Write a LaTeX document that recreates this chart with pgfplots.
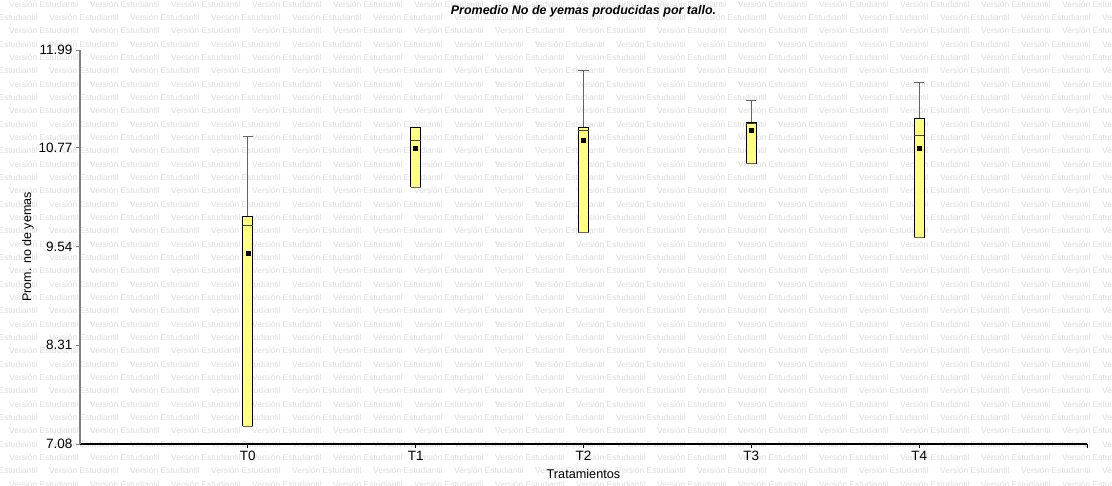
\documentclass[border=0pt]{standalone}
\usepackage{fontspec}
\setmainfont{Liberation Sans}
\usepackage{pgfplots}
\pgfplotsset{compat=1.18}
\definecolor{boxyellow}{RGB}{255,255,128}
\definecolor{wm}{RGB}{222,222,222}
\definecolor{axgray}{RGB}{128,128,128}
\definecolor{whgray}{RGB}{100,100,100}
\begin{document}
\begin{tikzpicture}
\useasboundingbox (0,0) rectangle (1112bp,486bp);
\fill[white] (0,0) rectangle (1112bp,486bp);
\begin{scope}[x=1bp,y=1bp]
\clip (0,0) rectangle (1112,486);
\foreach \k in {-4,...,36}{
  \pgfmathsetmacro{\yy}{42+13.333*\k}
  \pgfmathtruncatemacro{\pp}{mod(\k+40,2)}
  \pgfmathsetmacro{\xo}{\pp==0 ? 49 : 9}
  \foreach \n in {-1,...,13}{
    \node[anchor=west, inner sep=0pt, text=wm, font=\fontsize{8.45bp}{9bp}\selectfont] at ({\xo+81*\n},\yy) {Versión Estudiantil};
  }
}
\end{scope}
\begin{axis}[at={(80bp,42bp)}, anchor=south west, scale only axis,
  width=1007bp, height=394bp,
  xmin=-1, xmax=5, ymin=7.08, ymax=11.99,
  axis x line=bottom, axis y line=left, axis line style={-},
  x axis line style={black, line width=1.1bp},
  y axis line style={axgray, line width=1.6bp},
  xtick={0,1,2,3,4,5}, xticklabels={T0,T1,T2,T3,T4,{}},
  ytick={7.08,8.31,9.54,10.77,11.99}, yticklabels={7.08,8.31,9.54,10.77,11.99},
  tick align=outside, major tick length=4bp,
  x tick style={black, line width=0.8bp},
  y tick style={axgray, line width=0.8bp},
  tick label style={font=\fontsize{13.5bp}{15bp}\selectfont},
  title={Promedio No de yemas producidas por tallo.},
  title style={at={(0.5,1)}, anchor=center, yshift=33bp, font=\fontsize{12.5bp}{14bp}\selectfont\bfseries\itshape},
  xlabel={Tratamientos},
  xlabel style={at={(0.5,0)}, anchor=center, yshift=-30bp, font=\fontsize{12.7bp}{14bp}\selectfont},
  ylabel={Prom. no de yemas},
  ylabel style={at={(0,0.5)}, anchor=center, yshift=52bp, font=\fontsize{12.5bp}{14bp}\selectfont},
  clip=false,
  box/.style={draw=black, fill=boxyellow, line width=0.9bp, line join=miter, mark=none},
  whisk/.style={draw=whgray, line width=0.9bp, mark=none},
  med/.style={draw=black!75, line width=0.9bp, mark=none},
]
% T0: q1 7.30, median 9.80, q3 9.91, upper whisker 10.91
\addplot[whisk] coordinates {(0,9.91) (0,10.91)};
\addplot[whisk] coordinates {(-0.03,10.91) (0.03,10.91)};
\addplot[box] coordinates {(-0.03,7.30) (0.03,7.30) (0.03,9.91) (-0.03,9.91) (-0.03,7.30)};
\addplot[med] coordinates {(-0.03,9.80) (0.03,9.80)};
\addplot[whisk] coordinates {(-0.03,7.30) (0.03,7.30)};
% T1: q1 10.28, median 10.86, q3 11.03, no whisker
\addplot[box] coordinates {(0.97,10.28) (1.03,10.28) (1.03,11.03) (0.97,11.03) (0.97,10.28)};
\addplot[med] coordinates {(0.97,10.86) (1.03,10.86)};
\addplot[whisk] coordinates {(0.97,10.28) (1.03,10.28)};
% T2: q1 9.72, median 10.99, q3 11.03, upper whisker 11.73
\addplot[whisk] coordinates {(2,11.03) (2,11.73)};
\addplot[whisk] coordinates {(1.97,11.73) (2.03,11.73)};
\addplot[box] coordinates {(1.97,9.72) (2.03,9.72) (2.03,11.03) (1.97,11.03) (1.97,9.72)};
\addplot[med] coordinates {(1.97,10.99) (2.03,10.99)};
\addplot[whisk] coordinates {(1.97,9.72) (2.03,9.72)};
% T3: q1 10.57, median 11.07, q3 11.09, upper whisker 11.36
\addplot[whisk] coordinates {(3,11.09) (3,11.36)};
\addplot[whisk] coordinates {(2.97,11.36) (3.03,11.36)};
\addplot[box] coordinates {(2.97,10.57) (3.03,10.57) (3.03,11.09) (2.97,11.09) (2.97,10.57)};
\addplot[med] coordinates {(2.97,11.07) (3.03,11.07)};
\addplot[whisk] coordinates {(2.97,10.57) (3.03,10.57)};
% T4: q1 9.65, median 10.92, q3 11.14, upper whisker 11.58
\addplot[whisk] coordinates {(4,11.14) (4,11.58)};
\addplot[whisk] coordinates {(3.97,11.58) (4.03,11.58)};
\addplot[box] coordinates {(3.97,9.65) (4.03,9.65) (4.03,11.14) (3.97,11.14) (3.97,9.65)};
\addplot[med] coordinates {(3.97,10.92) (4.03,10.92)};
\addplot[whisk] coordinates {(3.97,9.65) (4.03,9.65)};
% means
\addplot[only marks, mark=square*, mark size=2bp, black] coordinates {(0,9.46) (1,10.76) (2,10.86) (3,10.99) (4,10.77)};
\end{axis}
\end{tikzpicture}
\end{document}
********
• [REQUEST]: Give the data above again in full and unchanged, skipping the pictures.

• [SOLUTION TO THE EXERCISE]:
Write a LaTeX document that recreates this chart with pgfplots.
\documentclass[border=0pt]{standalone}
\usepackage{fontspec}
\setmainfont{Liberation Sans}
\usepackage{pgfplots}
\pgfplotsset{compat=1.18}
\definecolor{boxyellow}{RGB}{255,255,128}
\definecolor{wm}{RGB}{222,222,222}
\definecolor{axgray}{RGB}{128,128,128}
\definecolor{whgray}{RGB}{100,100,100}
\begin{document}
\begin{tikzpicture}
\useasboundingbox (0,0) rectangle (1112bp,486bp);
\fill[white] (0,0) rectangle (1112bp,486bp);
\begin{scope}[x=1bp,y=1bp]
\clip (0,0) rectangle (1112,486);
\foreach \k in {-4,...,36}{
  \pgfmathsetmacro{\yy}{42+13.333*\k}
  \pgfmathtruncatemacro{\pp}{mod(\k+40,2)}
  \pgfmathsetmacro{\xo}{\pp==0 ? 49 : 9}
  \foreach \n in {-1,...,13}{
    \node[anchor=west, inner sep=0pt, text=wm, font=\fontsize{8.45bp}{9bp}\selectfont] at ({\xo+81*\n},\yy) {Versión Estudiantil};
  }
}
\end{scope}
\begin{axis}[at={(80bp,42bp)}, anchor=south west, scale only axis,
  width=1007bp, height=394bp,
  xmin=-1, xmax=5, ymin=7.08, ymax=11.99,
  axis x line=bottom, axis y line=left, axis line style={-},
  x axis line style={black, line width=1.1bp},
  y axis line style={axgray, line width=1.6bp},
  xtick={0,1,2,3,4,5}, xticklabels={T0,T1,T2,T3,T4,{}},
  ytick={7.08,8.31,9.54,10.77,11.99}, yticklabels={7.08,8.31,9.54,10.77,11.99},
  tick align=outside, major tick length=4bp,
  x tick style={black, line width=0.8bp},
  y tick style={axgray, line width=0.8bp},
  tick label style={font=\fontsize{13.5bp}{15bp}\selectfont},
  title={Promedio No de yemas producidas por tallo.},
  title style={at={(0.5,1)}, anchor=center, yshift=33bp, font=\fontsize{12.5bp}{14bp}\selectfont\bfseries\itshape},
  xlabel={Tratamientos},
  xlabel style={at={(0.5,0)}, anchor=center, yshift=-30bp, font=\fontsize{12.7bp}{14bp}\selectfont},
  ylabel={Prom. no de yemas},
  ylabel style={at={(0,0.5)}, anchor=center, yshift=52bp, font=\fontsize{12.5bp}{14bp}\selectfont},
  clip=false,
  box/.style={draw=black, fill=boxyellow, line width=0.9bp, line join=miter, mark=none},
  whisk/.style={draw=whgray, line width=0.9bp, mark=none},
  med/.style={draw=black!75, line width=0.9bp, mark=none},
]
% T0: q1 7.30, median 9.80, q3 9.91, upper whisker 10.91
\addplot[whisk] coordinates {(0,9.91) (0,10.91)};
\addplot[whisk] coordinates {(-0.03,10.91) (0.03,10.91)};
\addplot[box] coordinates {(-0.03,7.30) (0.03,7.30) (0.03,9.91) (-0.03,9.91) (-0.03,7.30)};
\addplot[med] coordinates {(-0.03,9.80) (0.03,9.80)};
\addplot[whisk] coordinates {(-0.03,7.30) (0.03,7.30)};
% T1: q1 10.28, median 10.86, q3 11.03, no whisker
\addplot[box] coordinates {(0.97,10.28) (1.03,10.28) (1.03,11.03) (0.97,11.03) (0.97,10.28)};
\addplot[med] coordinates {(0.97,10.86) (1.03,10.86)};
\addplot[whisk] coordinates {(0.97,10.28) (1.03,10.28)};
% T2: q1 9.72, median 10.99, q3 11.03, upper whisker 11.73
\addplot[whisk] coordinates {(2,11.03) (2,11.73)};
\addplot[whisk] coordinates {(1.97,11.73) (2.03,11.73)};
\addplot[box] coordinates {(1.97,9.72) (2.03,9.72) (2.03,11.03) (1.97,11.03) (1.97,9.72)};
\addplot[med] coordinates {(1.97,10.99) (2.03,10.99)};
\addplot[whisk] coordinates {(1.97,9.72) (2.03,9.72)};
% T3: q1 10.57, median 11.07, q3 11.09, upper whisker 11.36
\addplot[whisk] coordinates {(3,11.09) (3,11.36)};
\addplot[whisk] coordinates {(2.97,11.36) (3.03,11.36)};
\addplot[box] coordinates {(2.97,10.57) (3.03,10.57) (3.03,11.09) (2.97,11.09) (2.97,10.57)};
\addplot[med] coordinates {(2.97,11.07) (3.03,11.07)};
\addplot[whisk] coordinates {(2.97,10.57) (3.03,10.57)};
% T4: q1 9.65, median 10.92, q3 11.14, upper whisker 11.58
\addplot[whisk] coordinates {(4,11.14) (4,11.58)};
\addplot[whisk] coordinates {(3.97,11.58) (4.03,11.58)};
\addplot[box] coordinates {(3.97,9.65) (4.03,9.65) (4.03,11.14) (3.97,11.14) (3.97,9.65)};
\addplot[med] coordinates {(3.97,10.92) (4.03,10.92)};
\addplot[whisk] coordinates {(3.97,9.65) (4.03,9.65)};
% means
\addplot[only marks, mark=square*, mark size=2bp, black] coordinates {(0,9.46) (1,10.76) (2,10.86) (3,10.99) (4,10.77)};
\end{axis}
\end{tikzpicture}
\end{document}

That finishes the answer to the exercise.